Opinion
Emptying the cookie jar to pay interest: Borrowers are desperate for rates to fall
Elizabeth Knight
Business columnistIt feels like many Australian borrowers are emptying the last few coins from the cookie jar to pay interest as they limp towards the finish line – the first easing of interest rates next year.
There are plenty of white-knuckled borrowers waiting for February in hopes the Reserve Bank will follow most other central banks around the world and begin down the path of lowering rates.
The local bank profit season, which finished on Wednesday when the Commonwealth Bank released its latest quarterly earnings, showed clear evidence that the proportion of borrowers falling behind in paying interest on their loans had continued to creep up.
While the CBA said its mortgage delinquencies were largely stable, its three peers saw this metric clearly rising.
The most recent lifeline for borrowers came in the form of the federal government’s stage 3 tax cuts, which the banks acknowledged was providing a bit more juice for stretched borrowers.
Similarly, tax income returns from the 2024 financial year will also have been applied to interest payments, which would have saved some borrowers from falling into the arrears basket over the past couple of months.

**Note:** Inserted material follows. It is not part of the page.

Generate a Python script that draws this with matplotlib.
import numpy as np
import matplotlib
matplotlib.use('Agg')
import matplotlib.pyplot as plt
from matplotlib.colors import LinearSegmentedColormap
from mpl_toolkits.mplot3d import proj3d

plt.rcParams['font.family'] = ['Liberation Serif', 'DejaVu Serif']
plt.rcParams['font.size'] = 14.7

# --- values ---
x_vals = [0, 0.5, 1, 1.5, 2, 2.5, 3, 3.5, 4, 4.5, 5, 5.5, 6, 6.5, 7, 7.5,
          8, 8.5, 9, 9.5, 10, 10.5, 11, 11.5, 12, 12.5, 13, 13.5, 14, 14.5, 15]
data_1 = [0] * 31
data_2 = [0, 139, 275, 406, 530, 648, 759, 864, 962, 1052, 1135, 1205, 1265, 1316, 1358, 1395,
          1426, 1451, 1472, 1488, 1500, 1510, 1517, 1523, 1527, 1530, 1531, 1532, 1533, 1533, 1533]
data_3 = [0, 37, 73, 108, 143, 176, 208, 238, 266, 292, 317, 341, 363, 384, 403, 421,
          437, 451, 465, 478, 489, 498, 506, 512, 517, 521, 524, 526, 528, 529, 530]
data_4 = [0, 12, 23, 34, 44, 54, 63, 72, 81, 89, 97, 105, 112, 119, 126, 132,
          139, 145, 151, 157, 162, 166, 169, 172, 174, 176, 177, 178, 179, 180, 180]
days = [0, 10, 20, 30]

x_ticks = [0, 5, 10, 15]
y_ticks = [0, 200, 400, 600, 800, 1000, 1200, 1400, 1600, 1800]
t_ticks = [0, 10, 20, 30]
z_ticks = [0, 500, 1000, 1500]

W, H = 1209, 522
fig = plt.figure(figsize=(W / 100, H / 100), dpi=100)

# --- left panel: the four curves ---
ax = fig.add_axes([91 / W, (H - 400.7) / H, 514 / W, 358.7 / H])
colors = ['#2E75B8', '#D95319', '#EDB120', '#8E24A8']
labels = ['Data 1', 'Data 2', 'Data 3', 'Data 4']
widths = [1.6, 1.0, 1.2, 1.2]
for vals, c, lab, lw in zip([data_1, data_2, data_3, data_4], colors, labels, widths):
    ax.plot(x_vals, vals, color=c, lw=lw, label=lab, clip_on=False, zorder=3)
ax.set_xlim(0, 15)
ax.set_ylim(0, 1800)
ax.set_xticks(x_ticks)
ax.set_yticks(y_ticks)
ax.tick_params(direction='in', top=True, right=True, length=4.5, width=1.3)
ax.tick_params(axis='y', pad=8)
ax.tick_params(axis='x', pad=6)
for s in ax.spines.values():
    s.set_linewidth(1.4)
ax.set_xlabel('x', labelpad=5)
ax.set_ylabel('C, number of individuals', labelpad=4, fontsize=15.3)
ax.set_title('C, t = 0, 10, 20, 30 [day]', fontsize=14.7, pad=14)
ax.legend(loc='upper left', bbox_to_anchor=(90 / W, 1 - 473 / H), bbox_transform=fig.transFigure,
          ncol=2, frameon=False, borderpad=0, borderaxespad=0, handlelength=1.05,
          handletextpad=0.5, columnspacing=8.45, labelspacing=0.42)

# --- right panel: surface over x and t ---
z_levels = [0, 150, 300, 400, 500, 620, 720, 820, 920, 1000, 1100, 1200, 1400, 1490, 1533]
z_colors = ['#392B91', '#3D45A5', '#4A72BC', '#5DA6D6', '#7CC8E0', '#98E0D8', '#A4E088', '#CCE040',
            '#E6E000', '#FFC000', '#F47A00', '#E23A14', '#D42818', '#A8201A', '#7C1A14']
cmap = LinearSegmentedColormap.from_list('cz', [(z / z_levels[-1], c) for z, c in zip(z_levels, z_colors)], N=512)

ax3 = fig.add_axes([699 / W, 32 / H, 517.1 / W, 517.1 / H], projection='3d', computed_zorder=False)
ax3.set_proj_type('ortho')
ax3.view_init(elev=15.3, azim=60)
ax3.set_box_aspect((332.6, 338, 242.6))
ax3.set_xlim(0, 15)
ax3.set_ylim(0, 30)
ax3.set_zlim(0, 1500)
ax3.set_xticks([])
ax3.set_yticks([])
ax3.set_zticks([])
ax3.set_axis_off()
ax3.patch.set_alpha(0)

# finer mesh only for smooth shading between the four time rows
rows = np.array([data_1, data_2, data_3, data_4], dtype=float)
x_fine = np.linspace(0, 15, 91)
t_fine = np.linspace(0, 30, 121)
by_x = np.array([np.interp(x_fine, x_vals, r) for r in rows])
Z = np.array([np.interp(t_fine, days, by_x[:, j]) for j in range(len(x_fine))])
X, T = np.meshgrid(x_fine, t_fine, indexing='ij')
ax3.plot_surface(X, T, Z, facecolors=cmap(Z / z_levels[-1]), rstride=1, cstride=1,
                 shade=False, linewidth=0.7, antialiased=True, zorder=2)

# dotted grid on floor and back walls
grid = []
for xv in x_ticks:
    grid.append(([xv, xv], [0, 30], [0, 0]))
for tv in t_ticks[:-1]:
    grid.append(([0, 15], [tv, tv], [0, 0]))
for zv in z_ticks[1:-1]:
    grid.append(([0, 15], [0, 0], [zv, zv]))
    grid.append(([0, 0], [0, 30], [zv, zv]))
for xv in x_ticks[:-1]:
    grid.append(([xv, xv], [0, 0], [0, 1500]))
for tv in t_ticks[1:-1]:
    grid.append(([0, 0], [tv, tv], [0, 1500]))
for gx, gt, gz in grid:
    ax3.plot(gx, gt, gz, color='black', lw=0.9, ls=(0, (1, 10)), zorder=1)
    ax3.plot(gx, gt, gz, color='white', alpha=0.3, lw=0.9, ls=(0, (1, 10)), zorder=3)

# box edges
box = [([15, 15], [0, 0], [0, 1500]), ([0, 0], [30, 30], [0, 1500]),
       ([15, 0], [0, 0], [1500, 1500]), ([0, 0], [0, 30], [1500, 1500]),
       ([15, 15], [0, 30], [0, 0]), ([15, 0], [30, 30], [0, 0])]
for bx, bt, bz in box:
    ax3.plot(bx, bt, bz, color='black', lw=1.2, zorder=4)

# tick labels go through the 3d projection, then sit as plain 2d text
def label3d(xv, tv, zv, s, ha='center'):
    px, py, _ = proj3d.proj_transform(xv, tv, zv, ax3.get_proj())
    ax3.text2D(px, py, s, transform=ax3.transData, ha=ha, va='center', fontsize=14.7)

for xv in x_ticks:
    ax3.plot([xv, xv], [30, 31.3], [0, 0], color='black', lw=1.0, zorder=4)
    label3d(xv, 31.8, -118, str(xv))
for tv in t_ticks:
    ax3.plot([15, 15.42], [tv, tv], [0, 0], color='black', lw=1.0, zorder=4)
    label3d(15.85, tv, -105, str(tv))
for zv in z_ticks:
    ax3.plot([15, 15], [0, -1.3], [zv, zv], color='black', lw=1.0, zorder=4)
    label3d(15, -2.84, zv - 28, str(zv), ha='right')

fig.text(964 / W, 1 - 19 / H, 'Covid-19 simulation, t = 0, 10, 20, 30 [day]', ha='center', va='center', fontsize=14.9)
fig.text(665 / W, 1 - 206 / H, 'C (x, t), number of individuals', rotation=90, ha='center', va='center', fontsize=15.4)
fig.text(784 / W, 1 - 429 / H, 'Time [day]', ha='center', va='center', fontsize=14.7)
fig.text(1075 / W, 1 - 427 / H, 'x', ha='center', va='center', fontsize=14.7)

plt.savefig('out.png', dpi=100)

Still, the number of borrowers 90 days behind in their mortgage repayments is at a three-year-high, according to ANZ chief executive Shayne Elliott – even though viewed from a historical perspective, the rates of arrears are not especially high.
That said, all the bank chief executives acknowledged that sticky inflation combined with elevated interest rates were placing a strain on many borrowers, including businesses.
National Australia Bank’s new chief executive, Andrew Irvine, said that while hardship applications had plateaued in the second half of the year, he expected arrears to continue rising in 2025.
The recent spike is a clear sign that households’ COVID cash buffers are almost drained, and a cohort of borrowers is desperate for an interest rate reprieve.
Elliott suggested that those still paying on time could probably continue to do so for another six months.
Borrowers have been placing any spare change into mortgage offset accounts to take some of the sting out of higher rates.
The good news is that all the big four banks are expecting the RBA to cut before six months. Indeed, most economists are predicting February as the most likely time for the central bank to hit the button on rates.
That said, in delivering CBA’s flat quarterly profit on Wednesday, chief executive Matt Comyn noted that inflation was moderating at a slower pace. At the same time, the economy continues to be sluggish.
The wild card is what he described as “global geopolitical tensions”. The path of the wars in the Middle East and Ukraine may be altered by Donald Trump’s election to the White House, but how remains to be seen.
Meanwhile, economists and markets around the world are bracing for the possibility of a resurgence in inflation if Trump sticks to his promise to impose a fresh round of tariffs on goods imported into the US.
This may play into the RBA’s decision on when and by how much to move rates in Australia.
And while tax returns and tax cuts have assisted borrowers in paying their interest, this money may have otherwise been spent throughout the economy.
The CBA economics team says the stage 3 cuts increased aggregate income, but this has not been converted into stronger spending.
“Households are choosing not to consume out of the tax cuts but are paying down their debt ahead of schedule,” the nation’s biggest bank noted in an economic update. “Flows into offset and redraw accounts over the year through to August have been rising sharply for CBA customers.”
While the RBA does not appear to be in the mood to cut rates right now, there is a wall of hope that this will change by February. For some of the borrowers, it simply has to.